Underlying the new “sense of entitlement” were the changes in the national ethos launched in the 1950s and 1960s, initiated by pro-McCarthyite elements in the covert U.S. intelligence services, as revealed through testimony and documentation provided in the U.S. Senate’s Church Committee hearings and the Rockefeller Commission report in the mid-1970s.

The self-absorbed, radically anarcho-hedonist “counterculture” was cooked up by these elements, including the mass proliferation of LSD and other drugs on 44 U.S. college campuses, known as Operation MK-Ultra. The “counterculture” project elevated the East Village Beatnik culture to exemplary, superstar status among susceptible college students.

The goal was to knock the civil rights and other progressive movements off track, substituting for a morally-grounded public, fresh from defeating genocidal tyranny in World War II, a selfish, self-centered, “consumerist” one. East Villagers combined with the Madison Avenue marketeers and credit cards, and the “selfishness” offensive targeted the “baby boomer” generation.

This succeeded as by the 1970s, known as the “me decade,” the groundwork was laid for the unbridled greed and “might makes right” values of the Reagan revolution. By 1988, Gordon Gecco’s greed speech in the movie, “Wall Street,” had supplanted Martin Luther King’s “I Have a Dream” speech of 1963 as the nation’s clarion call.

The “Rosetta stone” for unraveling this lies in philosophies.

On the one hand, there is the long tradition of humanitarian and scientific values, dating to Plato, that was the bedrock of the American revolution and our democratic system. It peaked with the U.S.’s generosity following World War II, funding the Marshall Plan in Europe and the reconstruction of Japan, and the promotion of the United Nations and its “International Declaration of the Rights of Man.”

On the other hand, there is the tradition of the cynics and anarchists, the purveyors of greed and superstition, who developed systems of thought in the 19th century to undermine emerging democracies and the empowerment of the working man. Their tool was an appeal to paranoid “each versus all” thinking, radical individualism and hedonism. Nietzsche, existentialism, anarchism and “social Darwinism” were the resources, and in Europe, this translated into fascism.

This latter current was dumped into the U.S. counterculture of the 1950s and 1960s, and its targeted enemy was American humanitarian generosity of spirit.

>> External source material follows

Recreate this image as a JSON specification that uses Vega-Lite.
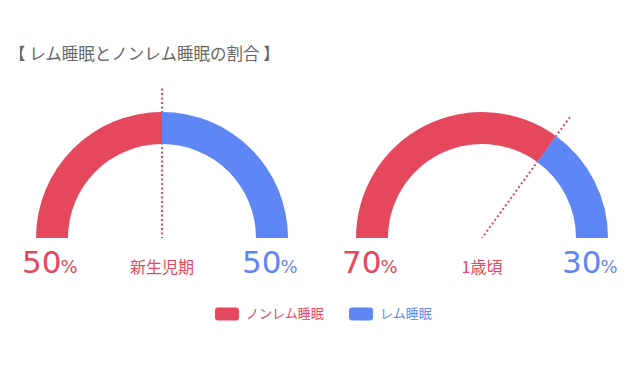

CIA tool Ken Kesey was a major force behind the 1967 San Francisco “Summer of Love” project, and the counterculture’s heavy-handed promotion of “sex, drugs and rock and roll.” His and Timothy Leary’s efforts were complemented by the work of shady (as in covert intelligence-backed) entities like the Esalen Institute and the mushrooming of counterculture organizations, techniques and cults, most documented in Marilyn Ferguson’s comprehensive 1980 book, The Aquarian Conpiracy, written from a pro-counterculture perspective.